The Paid Companion - Amanda Quick

I listened to this on audiobook while I made my Christmas cards, and it was an enjoyable read and kept me entertained while I attend to my crafting. The narrator used a voice for Arthur that was a bit stuffy, and not at all brooding and sexy, but otherwise, I can't complain. There was a good balance between mystery and romance in this book. The mystery was quite authentic, and the villain was a fiend. The reveal was suspenseful, and I hadn't figured out who the villain was until the correct time. The storyline was cute, the way that Elenora and Arthur enter each other's lives was a good setup for the building of their relationship. I like that they feel like unique people, even with some of the typical historical romance character traits they have.

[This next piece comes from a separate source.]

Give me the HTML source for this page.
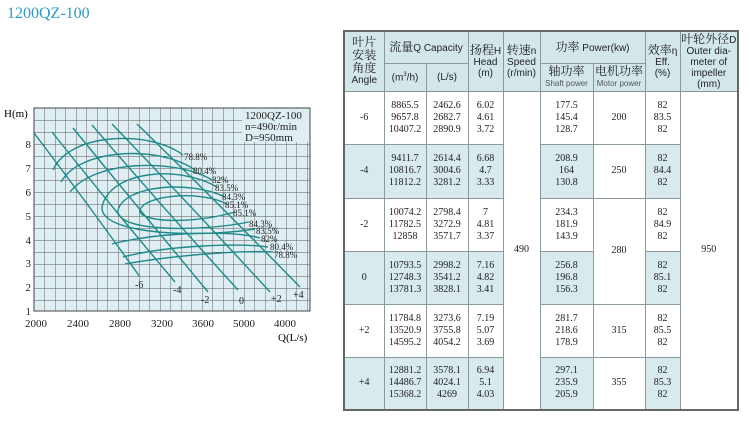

Elenora was a very likable heroine. She was intelligent, independent, brave and self-sufficient. But she was also warm and open to love. I liked how she bounced back from some very difficult circumstances in her life, and wasn't going to allow anyone to bully her. She took an active part in solving the mystery, and she was a very good detective.

Arthur was sexy and manly but also gentlemanly and cerebral. That was a very nice combination. While he definitely had a dangerous aura, he was a principled person. I like that he treated Elenora as an equal and it was evident that he really respected her.

The romance was believable and I rooted for their happy ending. Their love scenes were nicely sensual (although it was a bit odd hearing the older, stuffy-sound narrator read the naughty bits).

I think Amanda Quick's book are really good audiobook listens. I feel I enjoy them in this format more than I might in reading them. I think it's because the mystery is so prominent and Quick gets the historical details just right, and her style of romance works really well in this format.

I'd recommend getting this on audio if you can. I realized today that I had a paper copy but I'm glad I did the audio. It's worth the listen.